Ce catalogue date de 2012, et je crois qu'il a été actualisé et réédité depuis, mais il fait l'affaire pour prendre connaissance de ce qu'est la
Collection de l'Art Brut. En 1945, en effet,
Jean Dubuffet inventait la notion d'
Art Brut, désignant des "productions dont les auteurs sont des personnes autodidactes, qui créent hors de tout cadre institutionnel, et en dehors de toutes règles et de toutes considérations artistiques", pour reprendre les termes de
Sarah Lombardi, actuelle directrice de la
Collection de l'Art Brut, dans sa préface au catalogue.
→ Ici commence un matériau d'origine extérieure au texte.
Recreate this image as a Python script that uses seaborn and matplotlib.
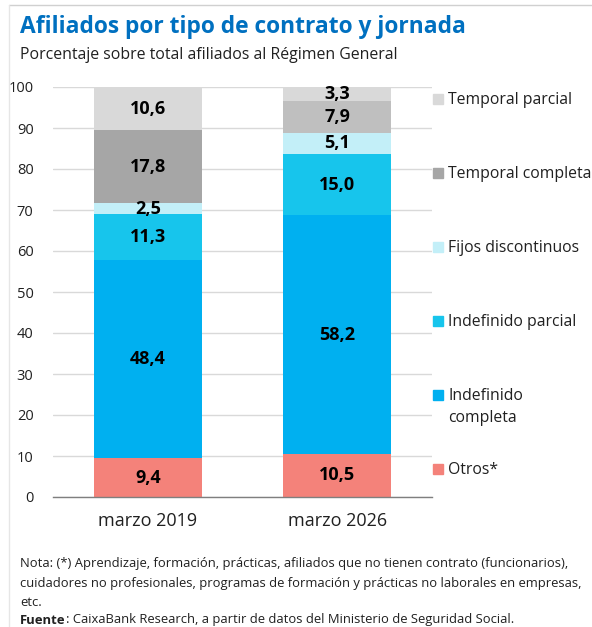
import matplotlib
matplotlib.use("Agg")
import matplotlib.pyplot as plt
from matplotlib.lines import Line2D
import seaborn as sns
import numpy as np
import pandas as pd

categories = ["marzo 2019", "marzo 2026"]
series_names = ["Otros*", "Indefinido\ncompleta", "Indefinido parcial",
                "Fijos discontinuos", "Temporal completa", "Temporal parcial"]
otros = [9.4, 10.5]
indef_completa = [48.4, 58.2]
indef_parcial = [11.3, 15.0]
fijos_disc = [2.5, 5.1]
temp_completa = [17.8, 7.9]
temp_parcial = [10.6, 3.3]
yticks = [0, 10, 20, 30, 40, 50, 60, 70, 80, 90, 100]

series_values = [otros, indef_completa, indef_parcial, fijos_disc, temp_completa, temp_parcial]
bar_colors = [["#F4827A", "#F4827A"], ["#00B0F0", "#00B0F0"], ["#17C5EC", "#17C5EC"],
              ["#C3EFF8", "#C3EFF8"], ["#A6A6A6", "#BFBFBF"], ["#D9D9D9", "#D9D9D9"]]
legend_colors = ["#F4827A", "#00B0F0", "#17C5EC", "#C3EFF8", "#A6A6A6", "#D9D9D9"]

sns.set_theme(style="white")
plt.rcParams["font.family"] = ["Open Sans", "DejaVu Sans"]

W, H = 592, 627
fig = plt.figure(figsize=(W / 100, H / 100), dpi=100)
ax = fig.add_axes([53 / W, 1 - 497 / H, 379 / W, 410 / H])

vals = np.array(series_values)
cum = np.cumsum(vals, axis=0)
for i in range(len(series_values) - 1, -1, -1):
    df = pd.DataFrame({"cat": categories, "top": cum[i]})
    sns.barplot(data=df, x="cat", y="top", hue="cat", palette=bar_colors[i],
                legend=False, width=0.572, saturation=1, ax=ax, zorder=2,
                linewidth=0)

for j in range(len(categories)):
    for i in range(len(series_values)):
        v = vals[i, j]
        center = cum[i, j] - v / 2
        ax.text(j, center, f"{v:.1f}".replace(".", ","), ha="center", va="center",
                fontsize=13, fontweight="bold", color="black", zorder=3)

ax.set_xlim(-0.5, 1.5)
ax.set_ylim(0, 100)
ax.set_yticks(yticks)
ax.set_yticklabels([str(t) for t in yticks], fontsize=10.5, color="#202020")
ax.yaxis.grid(True, color="#D9D9D9", linewidth=1)
ax.set_axisbelow(True)
ax.set_xlabel("")
ax.set_ylabel("")
ax.tick_params(axis="x", labelsize=13, pad=11, length=0, labelcolor="#202020")
ax.tick_params(axis="y", length=0, pad=14)
for s in ["top", "right", "left"]:
    ax.spines[s].set_visible(False)
ax.spines["bottom"].set_color("#7F7F7F")
ax.spines["bottom"].set_linewidth(1)
# category boundary ticks
ax.set_xticks([-0.5, 0.5, 1.5], minor=True)
ax.tick_params(axis="x", which="minor", length=6, width=1, color="#A6A6A6", direction="out")

# legend (top series first)
for k, i in enumerate(range(len(series_names) - 1, -1, -1)):
    ypx = 99 + 74 * k
    fig.patches.append(plt.Rectangle((433 / W, 1 - (ypx + 5) / H), 10 / W, 10 / H,
                                     transform=fig.transFigure, color=legend_colors[i],
                                     figure=fig))
    fig.text(448 / W, 1 - (ypx - 7) / H, series_names[i], fontsize=11.3, va="top",
             ha="left", linespacing=1.5, color="#202020")

# frame lines
fig.add_artist(Line2D([9 / W, 1], [1 - 5 / H, 1 - 5 / H], transform=fig.transFigure,
                      color="#D0D0D0", linewidth=1))
fig.add_artist(Line2D([9 / W, 9 / W], [1 - 5 / H, 0], transform=fig.transFigure,
                      color="#E6E6E6", linewidth=1))

fig.text(20 / W, 1 - 27 / H, "Afiliados por tipo de contrato y jornada", fontsize=16.4,
         fontweight="bold", color="#0070C0", va="center", ha="left")
fig.text(20 / W, 1 - 55 / H, "Porcentaje sobre total afiliados al Régimen General",
         fontsize=11.4, va="center", ha="left", color="#202020")

note_lines = ["Nota: (*) Aprendizaje, formación, prácticas, afiliados que no tienen contrato (funcionarios),",
              "cuidadores no profesionales, programas de formación y prácticas no laborales en empresas,",
              "etc."]
for n, line in enumerate(note_lines):
    fig.text(20 / W, 1 - (564 + 19 * n) / H, line, fontsize=9.35, va="center", ha="left",
             color="#202020")
t_f = fig.text(20 / W, 1 - 620 / H, "Fuente", fontsize=9.35, fontweight="bold", va="center",
               ha="left", color="#202020")
fig.canvas.draw()
bb = t_f.get_window_extent(renderer=fig.canvas.get_renderer())
fig.text(bb.x1 / W, 1 - 620 / H,
         ": CaixaBank Research, a partir de datos del Ministerio de Seguridad Social.",
         fontsize=9.35, va="center", ha="left", color="#202020")

fig.savefig("out.png", dpi=100)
Dubuffet se mit donc à prospecter et à collectionner des oeuvres liées à ce concept. Elles furent regroupées en deux lieux parisiens jusqu'en 1962, puis partirent pour les États-Unis pendant à peu près dix ans, alors que
Dubuffet avait décidé de se consacrer davantage à ses propres créations. Puis il se tourna à nouveau vers
l'Art Brut ; comme il tenait absolument à préserver les oeuvres collectionnées du marché de l'art, il proposa à la ville de Lausanne, premier foyer de ses découvertes, une donation. Et ainsi naquit en 1976 la
Collection de l'Art Brut, musée à la conception paradoxale puisque consacré à des artistes qui avaient non seulement toujours été absents des institutions muséales, mais également qui représentaient tout ce que
Dubuffet ne trouvait justement pas dans l'art officiel. Or, créer un musée pour
l'Art Brut, c'était d'une certaine façon l'institutionnaliser - il a donc fallu penser ce musée d'une manière spécifique. Toute l'histoire de
l'Art Brut et de la
Collection de l'Art Brut est très bien expliquée en fin d'ouvrage par
Lucienne Peiry, qui fut la seconde personne à diriger cet "anti-musée" (c'est elle qui emploie le terme), après
Michel Thévoz.
Le musée (oui, bon, je vais pas jouer sur les mots pendant des heures, ça risque d'être lourd pour vous et moi, surtout que vous avez très bien compris de quoi on parlait) possède à l'heure actuelle quelques 60 000 oeuvres, contre quelque chose comme 5 000 à l'inauguration de 1976, présentées sur des cimaises noires et éclairées par une lumière douce. Il y a tout un débat sur ce choix du noir et de la lumière ; il faut tout de même savoir que beaucoup de ces oeuvres ont été réalisées à partir de matériaux fragiles, et que leur présentation ne doit pas altérer leur conservation (c'est la même chose au musée du Quai Branly, par exemple). Cela dit, je ne nie pas que la scénographie avec fond noir et basse lumière renvoie souvent au concept de primitivisme (on en revient au Quai Branly), mais aussi, comme c'est revendiqué par
Lucienne Peiry, à une image mentale (celle de l'artiste solitaire, reclus, etc.) J'en parle parce que le texte de Peiry en fait mention et que ça a l'air important pour l'équipe du musée, mais ça ne se voit pas vraiment dans le catalogue... encore que les pages sur lesquelles on trouve les reproductions sont bien noires, alors que les textes présentant les artistes sont imprimés sur fond blanc.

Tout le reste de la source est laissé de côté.